New Hampshire Football Report

Analysis: Villanova 37, UNH 7

DURHAM – Here’s how dominating the Villanova offense was during a 37-7 victory over the University of New Hampshire on Saturday: The Pennsylvania Wildcats didn’t turn the ball over, and they didn’t punt. 

This was a contest that reminded fans that football games are won and lost at the line of scrimmage. Villanova (3-2, 2-1 CAA) ran for 238 yards and five touchdowns on 42 rushing attempts, and held UNH (3-3, 1-1 CAA) to 89 yards rushing on 24 carries.

“I think those were the two biggest things – the most glaring things,” UNH coach Rick Santos said. “We were outmatched in all three phases. They owned the line of scrimmage on both sides. Their offensive line imposed their will on us. We didn’t tackle nearly well enough. Offensively, we couldn’t sustain drives. They just tackled extremely well. I think in the second half their defensive line … they wore us down a little bit.” 

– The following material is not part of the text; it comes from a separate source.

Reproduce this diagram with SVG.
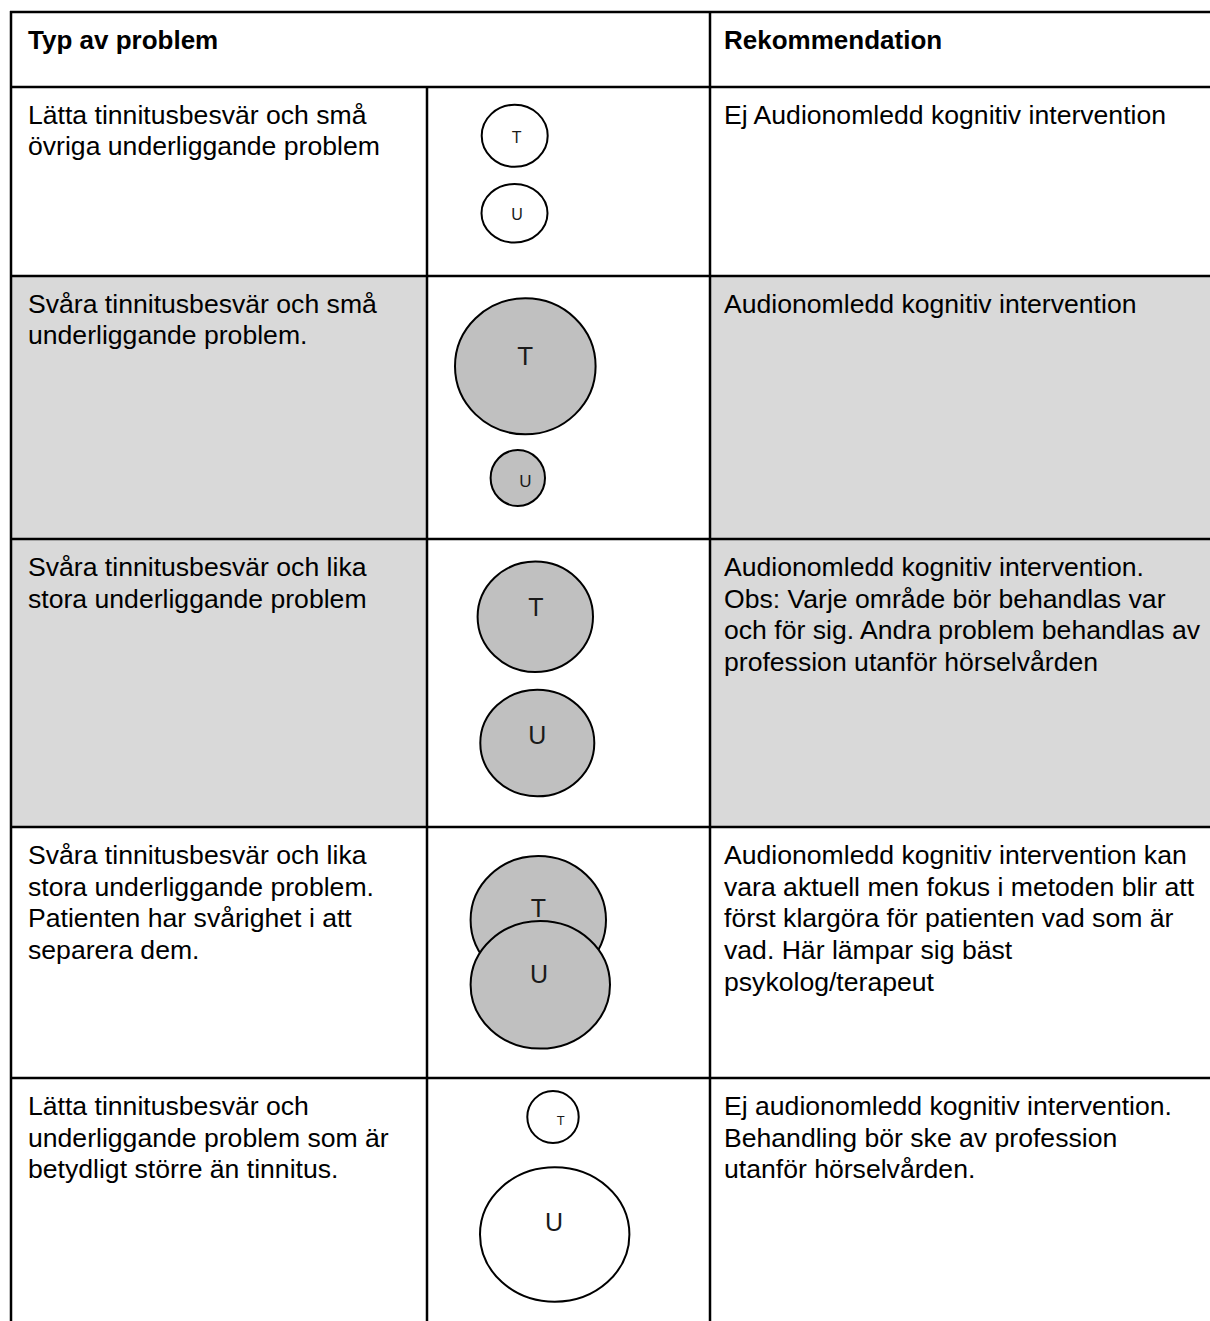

It looked like a fair fight early. One play after safety Anthony Hawkins intercepted a Matt Vezza pass on UNH’s first offensive possession, running back David Avit (14 carries, 102 yards) scored on a 34-yard run. UNH responded with Vezza’s 35-yard TD run on the ensuing possession that helped make it 7-7 with 10:08 to play in the first quarter, but Villanova asserted itself after that. The other Wildcats led 24-7 at halftime and added 13 points in the final quarter.

“Defense, our goal is try to stop the run and try to make a team one-dimensional,” Villanova coach Mark Ferrante said. “Then on the other side of the ball we want to establish the run. A lot of people say that, but we’re not good when we’re throwing more passes than we’re running. We’re a better team when we have more runs than passes. That sets up the RPO game and some of those things.” 

Villanova, the No. 18 team in the Stats Perform Top 25, ran 20 more offensive plays that UNH did (68-48) and had a 461-207 edge in total offense. Running back Ja’briel Mace carried the ball three times and ran for 34 yards and three TDs. Villanova also received an 18-yard touchdown run from Isaiah Wright. Wide receiver Luke Colella caught nine passes for 139 yards.

It was the first time Villanova hasn’t punted in a game since the 2008 season.

“I think one of our games, Penn State, we punted eight times,” Ferrante said. “When you’re not sending your punter out there, that’s a good thing.”

Vezza completed 12-of-23 passes for 118 yards, and also rushed for a team-high 71 yards. No UNH running back had more than 30 yards on the ground.

“Anytime you get in obvious passing situations against that defense they have the advantage, rushing three and dropping eight into coverage,” Santos said. “That’s kind of what the whole second half was.

“The game plan was to be efficient early on first and second down, get it to third and manageable. … It was off-kilter from the beginning. And then defensively we couldn’t get timely stops when we needed to.

“This one stings. It’s ugly. We pride ourselves on playing hard, being the aggressor, being the more physical team and that certainly was the complete opposite today.”